Community support kept them afloat, with a successful online fundraiser. 

Simril said she's incredibly grateful, adding “I couldn’t believe it was that many people that had poured in.” 

She said her sons are enrolled in the University City School District, and the district has reached out on multiple occasions to offer help to the family. 

After seeing our reporting, a representative from the Multiple Sclerosis Society reached out to our newsroom to connect with Simril and offered help to her and her sons. Simril said the organization assisted in covering the cost of storage and more. 

“We were in a hotel for a while and that was a godsend because someone else from the MS Society saw that and they allowed us to stay in the hotel at no charge.” 

The emotion comes in waves for the memories her family can never get back. 

"The photos," Simril said, tearing up. "That’s the biggest thing. The photos were on the floor, also. Everything else can be replaced, but the photos cannot.” 

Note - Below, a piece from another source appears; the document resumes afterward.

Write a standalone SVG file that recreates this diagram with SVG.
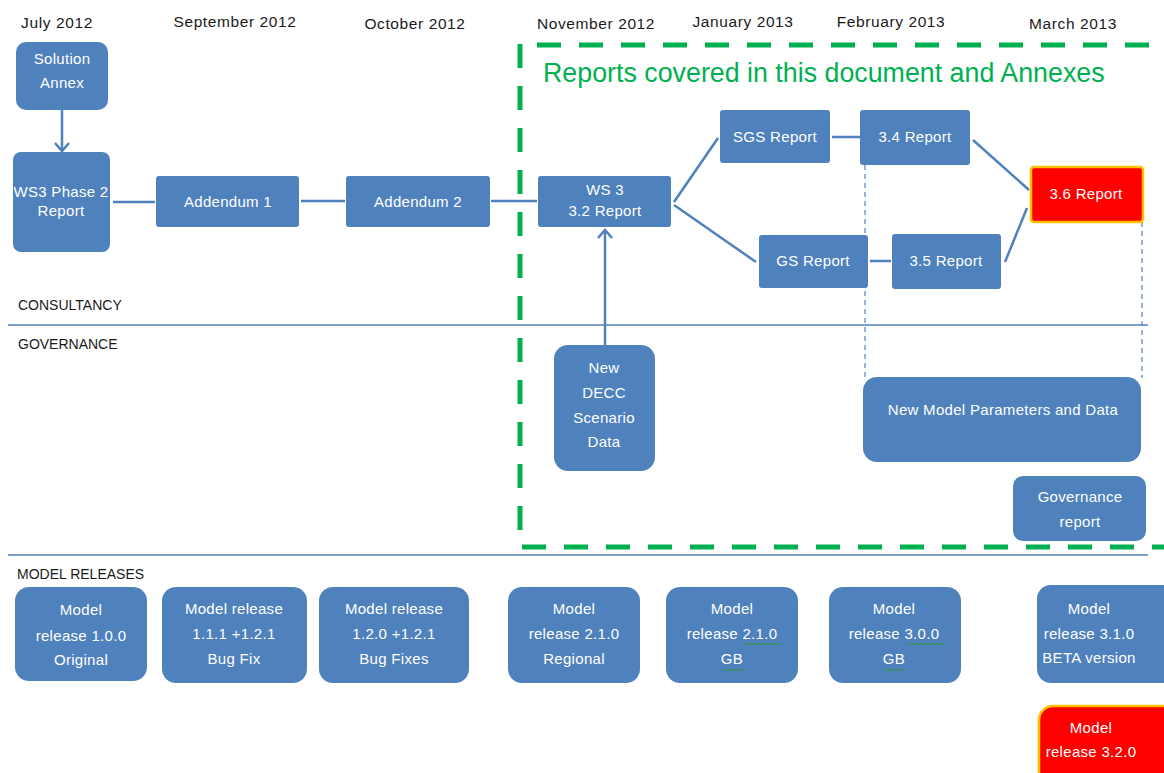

The trauma tied to the flood lingers. Simril said the entire experience has left its mark on her sons. “Whenever it rains heavily now, we’re all on edge.” 

They’re not the only residents who are living with this fear. 

Flooding is a persistent problem in University City, one that Robert Criss, a professor emeritus at Washington University and expert in hydrogeology has studied closely for years. 

5 On Your Side met Criss near the corner of Wilson and Drexel in University City, the site of a deadly flood in 2008. He said the city's proximity to a major river puts certain areas at high flood risk.

“The River De Peres can rise 10 feet an hour," Criss said, "We have a problem. It’s 43% impervious area. That’s one of the highest anywhere except for a place like Manhattan, which is totally paved over. So, the water has nowhere to go when it rains hard.” 

DCriss wrote an extensive report on the flash flooding of July 26, 2022, and helped get flood markers like this one placed across the city with the help of the late Eric Stein.

Criss and 5 On Your Side's Sydney Stallworth stood near a flood marker for the July 2022 flood water levels. 

Stallworth pointed out, “This is almost at-- if not above-- my head.” 

Fourteen years earlier, in the deadly flood of 2008, the water was about 18 inches lower.

“We had two fatalities about 50 yards north of here,” Criss said.

Since then, the land has been bought out by the federal government and is now a small park and stretch of green space, that still floods with heavy rain. 

Through his research on urban flood patterns, Criss helped calibrate University City’s new early warning emergency stem, CODE RED, which launched in 2023. 

The system allows city officials, like the fire or police chief, to send out warning notifications to residents in the event of dangerous flooding or other emergencies. 

Criss said, “We give people about a half hour of warning-- that’s all you get.”

It's a step in the right direction to help save lives, but Criss said the risk of flood fatalities will persist without land buyouts, and better building strategies. He said the city and federal government officials need to be tougher on enforcing flood zone building restrictions. 

“We are probably on track for more intense storms, delivering more water quickly,” he said. “... When we have homes and cars parked and businesses in the wrong place. It’ll be very serious trouble.”